TASK BRIEF: Retype, please, the listing from its opening line through the line that contains "102, 92, 87.5, 86, 87.3, 90, 93.6, 96.2]", both included, without the pictures.

INFORMATION PROVIDED:
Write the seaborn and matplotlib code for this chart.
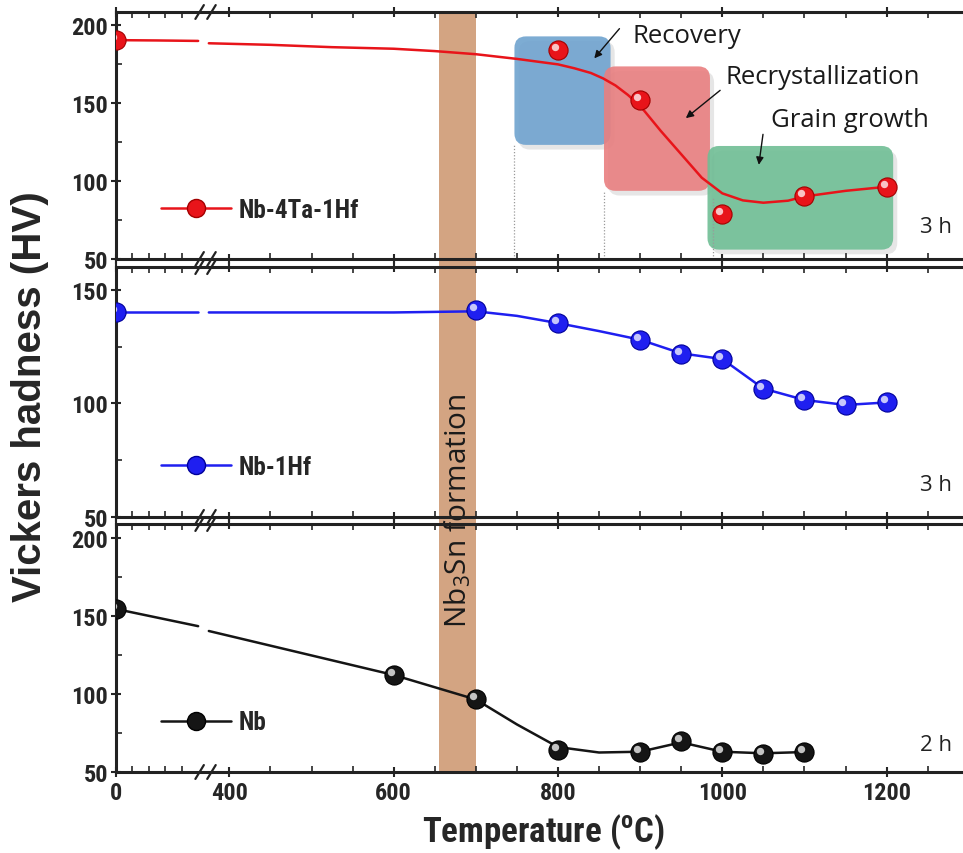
import matplotlib
matplotlib.use("Agg")
import matplotlib.pyplot as plt
import numpy as np
import pandas as pd
import seaborn as sns
from matplotlib import font_manager
from matplotlib.lines import Line2D
from matplotlib.patches import FancyBboxPatch, Rectangle
from matplotlib.transforms import blended_transform_factory, ScaledTranslation

# ---- data ----
temp_ta = [0, 800, 900, 1000, 1100, 1200]
hv_ta = [190, 183.5, 151.5, 78.5, 90.5, 96]
guide_ta_t = [0, 50, 100, 375, 450, 525, 600, 650, 700, 750, 800, 820, 840, 855, 870, 885, 900, 925, 950,
              975, 1000, 1025, 1050, 1080, 1100, 1150, 1200]
guide_ta_hv = [190, 189.8, 189.5, 188, 187, 185.5, 184.5, 183, 181, 178, 174.5, 172, 169, 165.5, 161, 155, 148, 132, 117,
               102, 92, 87.5, 86, 87.3, 90, 93.6, 96.2]

temp_hf = [0, 700, 800, 900, 950, 1000, 1050, 1100, 1150, 1200]
hv_hf = [140, 141, 135.3, 128, 121.7, 119.6, 106.4, 101.5, 99.3, 100.4]
guide_hf_t = [0, 100, 375, 600, 700, 750, 800, 850, 900, 950, 1000, 1025, 1050, 1100, 1150, 1200]
guide_hf_hv = [140, 140, 140, 140, 140.5, 138.5, 135.3, 131.8, 128, 122, 119.5, 113, 106.5, 101.5, 99.3, 100.4]

temp_nb = [0, 600, 700, 800, 900, 950, 1000, 1050, 1100]
hv_nb = [154.5, 112.2, 96.5, 64, 62.8, 70, 62.8, 61.5, 62.8]
guide_nb_t = [0, 100, 375, 600, 700, 750, 800, 850, 900, 950, 1000, 1050, 1100]
guide_nb_hv = [154.5, 143.5, 140.4, 112.2, 96.5, 80.5, 66, 62.5, 63, 69, 63, 62, 62.8]

alloys = ["Nb-4Ta-1Hf", "Nb-1Hf", "Nb"]
anneal_time = ["3 h", "3 h", "2 h"]
ylims = [(50, 208), (50, 160), (50, 209)]
yticks = [[50, 100, 150, 200], [50, 100, 150], [50, 100, 150, 200]]

phase_names = ["Recovery", "Recrystallization", "Grain growth"]
phase_t = [(747, 864), (856, 985), (982, 1208)]
phase_hv = [(123, 192.4), (93.6, 173.2), (56, 122.3)]
nb3sn_band = (655, 700)

xticks_major = [0, 400, 600, 800, 1000, 1200]
xticks_minor = [20, 40, 60, 80] + [t for t in range(450, 1300, 50) if t % 200]

# ---- broken x axis (0..~105 | ~375..1300) ----
LO, HI, SQ = 105.0, 375.0, 8.0


def fwd(x):
    x = np.asarray(x, dtype=float)
    return np.where(x <= LO, x, np.where(x < HI, LO + (x - LO) * SQ / (HI - LO), x - (HI - LO) + SQ))


def inv(u):
    u = np.asarray(u, dtype=float)
    return np.where(u <= LO, u, np.where(u < LO + SQ, LO + (u - LO) * (HI - LO) / SQ, u + (HI - LO) - SQ))


def pick_narrow():
    fonts = font_manager.fontManager.ttflist
    names = {f.name for f in fonts}
    for want in ["Liberation Sans Narrow", "Arial Narrow", "Noto Sans Condensed", "Roboto Condensed",
                 "Open Sans Condensed"]:
        if want in names:
            return want, "normal", True
    for f in fonts:
        if f.name in ("Noto Sans", "Roboto", "Open Sans") and f.stretch in ("condensed", "semi-condensed"):
            return f.name, f.stretch, True
    return "Liberation Sans", "normal", False


sns.set_theme(style="ticks")
narrow_family, narrow_stretch, is_narrow = pick_narrow()
plt.rcParams["font.family"] = [narrow_family, "Liberation Sans", "DejaVu Sans"]
plt.rcParams["font.stretch"] = narrow_stretch
plt.rcParams["font.weight"] = "bold"
plt.rcParams["mathtext.default"] = "regular"
annot_font = ["Open Sans", "Lato", "DejaVu Sans"]

W, H = 963, 854
fig = plt.figure(figsize=(W / 100, H / 100), dpi=100)
frames = [(13, 260), (268, 518), (525, 773)]
left_px = 116
axes = [fig.add_axes([left_px / W, 1 - b / H, 1 - left_px / W, (b - t) / H]) for t, b in frames]

colors = ["#e8141a", "#1f1ff0", "#151515"]
edges = ["#a30000", "#00009a", "#000000"]
series = [
    (temp_ta, hv_ta, guide_ta_t, guide_ta_hv),
    (temp_hf, hv_hf, guide_hf_t, guide_hf_hv),
    (temp_nb, hv_nb, guide_nb_t, guide_nb_hv),
]

tick_size = 17.5
legend_size = 18
legend_px = legend_size * 100 / 72

for i, ax in enumerate(axes):
    ax.set_xscale("function", functions=(fwd, inv))
    ax.set_xlim(0, 1293)
    ax.set_ylim(*ylims[i])
    t_pts, hv_pts, g_t, g_hv = series[i]
    guide = pd.DataFrame({"T": g_t, "HV": g_hv})
    guide["seg"] = np.where(guide["T"] <= LO, 0, 1)
    sns.lineplot(data=guide, x="T", y="HV", units="seg", estimator=None, sort=False,
                 color=colors[i], lw=1.8, ax=ax, zorder=4)
    pts = pd.DataFrame({"T": t_pts, "HV": hv_pts})
    sns.scatterplot(data=pts, x="T", y="HV", s=190, color=colors[i], edgecolor=edges[i],
                    linewidth=0.8, ax=ax, zorder=5, clip_on=True)
    shine = ax.transData + ScaledTranslation(-2.2 / 72, 2.2 / 72, fig.dpi_scale_trans)
    ax.scatter(t_pts, hv_pts, s=28, color="white", alpha=0.75, lw=0, zorder=6, transform=shine,
               clip_on=True)

    ax.set_xticks(xticks_major)
    ax.set_xticks(xticks_minor, minor=True)
    ax.set_yticks(yticks[i])
    ax.set_yticks([v for v in range(75, int(ylims[i][1]), 50)], minor=True)
    ax.tick_params(axis="x", which="major", direction="inout", length=7, width=1.5, top=True,
                   labelsize=tick_size, pad=3)
    ax.tick_params(axis="x", which="minor", direction="in", length=4, width=1.2, top=True)
    ax.tick_params(axis="y", which="major", direction="inout", length=7, width=1.5, labelsize=tick_size, pad=2)
    ax.tick_params(axis="y", which="minor", direction="in", length=4, width=1.2)
    if i < 2:
        ax.tick_params(axis="x", labelbottom=False)
    ax.set_xlabel("")
    ax.set_ylabel("")
    for side in ["left", "top", "bottom"]:
        ax.spines[side].set_linewidth(2.2)
        ax.spines[side].set_color("#222222")
    ax.spines["right"].set_visible(False)
    ax.set_facecolor("none")

    # break marks
    xb = float(fwd(LO + (HI - LO) / 2)) / float(fwd(1293))
    for yb in (0, 1):
        for dx in (-0.007, 0.007):
            ax.plot([xb + dx - 0.005, xb + dx + 0.005], [yb - 0.028, yb + 0.028], color="#222222",
                    lw=1.6, transform=ax.transAxes, clip_on=False, zorder=7)

    handle = Line2D([0], [0], color=colors[i], lw=1.8, marker="o", ms=13, mfc=colors[i], mec=edges[i])
    ax.legend(handles=[handle], labels=[alloys[i]], loc="center left", bbox_to_anchor=(0.053, 0.2),
              frameon=False, handlelength=70 / legend_px, handletextpad=8 / legend_px, borderpad=0,
              borderaxespad=0, numpoints=1,
              prop=dict(weight="bold", size=legend_size, family=plt.rcParams["font.family"],
                        stretch=narrow_stretch))
    ax.text((936 - left_px) / (W - left_px), 0.13 if i < 2 else 0.11, anneal_time[i], transform=ax.transAxes,
            ha="center", va="center", fontsize=16, family=annot_font, weight="normal", color="#222222")

ax_top = axes[0]
# phase boxes with soft shadow
box_colors = ["#6fa3cf", "#e97f80", "#70be95"]
aspect = 0.8215 / 1.565
for (t0, t1), (h0, h1), c in zip(phase_t, phase_hv, box_colors):
    for off, fc, a, z in [((5, -3), "#777777", 0.18, 1), ((0, 0), c, 0.9, 2)]:
        ax_top.add_patch(FancyBboxPatch((t0 + off[0], h0 + off[1]), t1 - t0, h1 - h0,
                                        boxstyle="round,pad=0,rounding_size=14", mutation_aspect=aspect,
                                        fc=fc, ec="none", alpha=a, zorder=z))
for t, top in [(747, 123), (856, 93.6), (989, 89)]:
    ax_top.plot([t, t], [50, top], color="#9a9a9a", lw=0.9, ls=(0, (1, 1.5)), zorder=2.5)

annot_text = [(891, 193), (1004, 167), (1059, 139.5)]
annot_arrow = [((877, 198.7), (842, 177)), ((1000, 159), (953, 139)), ((1050, 131.5), (1044, 108.5))]
for name, (tx, ty), (tail, head) in zip(phase_names, annot_text, annot_arrow):
    ax_top.text(tx, ty, name, ha="left", va="center", fontsize=18.5, family=annot_font,
                weight="normal", color="#1a1a1a", zorder=8)
    ax_top.annotate("", xy=head, xytext=tail,
                    arrowprops=dict(arrowstyle="-|>", color="#111111", lw=1.0, mutation_scale=11),
                    zorder=8)

# Nb3Sn formation band through all three panels (drawn beneath the axes)
ax_bot = axes[2]
band_tr = blended_transform_factory(ax_bot.transData, fig.transFigure)
band = Rectangle((nb3sn_band[0], 1 - 773 / H), nb3sn_band[1] - nb3sn_band[0], (773 - 13) / H,
                 transform=band_tr, fc="#cf9a74", ec="none", alpha=0.9, zorder=-5)
fig.patches.append(band)
fig.text(sum(nb3sn_band) / 2, 1 - 511 / H, "Nb$_{3}$Sn formation", transform=band_tr,
         rotation=90, ha="center", va="center", fontsize=21.5, family=annot_font,
         weight="normal", color="#1a1a1a", zorder=-4)

fig.text(30 / W, 1 - 397 / H, "Vickers hadness (HV)", rotation=90, ha="center", va="center",
         fontsize=29, weight="bold", family=["Liberation Sans", "DejaVu Sans"], stretch="normal")
fig.text(543 / W, 1 - 832 / H, "Temperature ($^{o}$C)", ha="center", va="center",
         fontsize=25, weight="bold")

fig.savefig("out.png", dpi=100)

FINAL RESULT:
Write the seaborn and matplotlib code for this chart.
import matplotlib
matplotlib.use("Agg")
import matplotlib.pyplot as plt
import numpy as np
import pandas as pd
import seaborn as sns
from matplotlib import font_manager
from matplotlib.lines import Line2D
from matplotlib.patches import FancyBboxPatch, Rectangle
from matplotlib.transforms import blended_transform_factory, ScaledTranslation

# ---- data ----
temp_ta = [0, 800, 900, 1000, 1100, 1200]
hv_ta = [190, 183.5, 151.5, 78.5, 90.5, 96]
guide_ta_t = [0, 50, 100, 375, 450, 525, 600, 650, 700, 750, 800, 820, 840, 855, 870, 885, 900, 925, 950,
              975, 1000, 1025, 1050, 1080, 1100, 1150, 1200]
guide_ta_hv = [190, 189.8, 189.5, 188, 187, 185.5, 184.5, 183, 181, 178, 174.5, 172, 169, 165.5, 161, 155, 148, 132, 117,
               102, 92, 87.5, 86, 87.3, 90, 93.6, 96.2]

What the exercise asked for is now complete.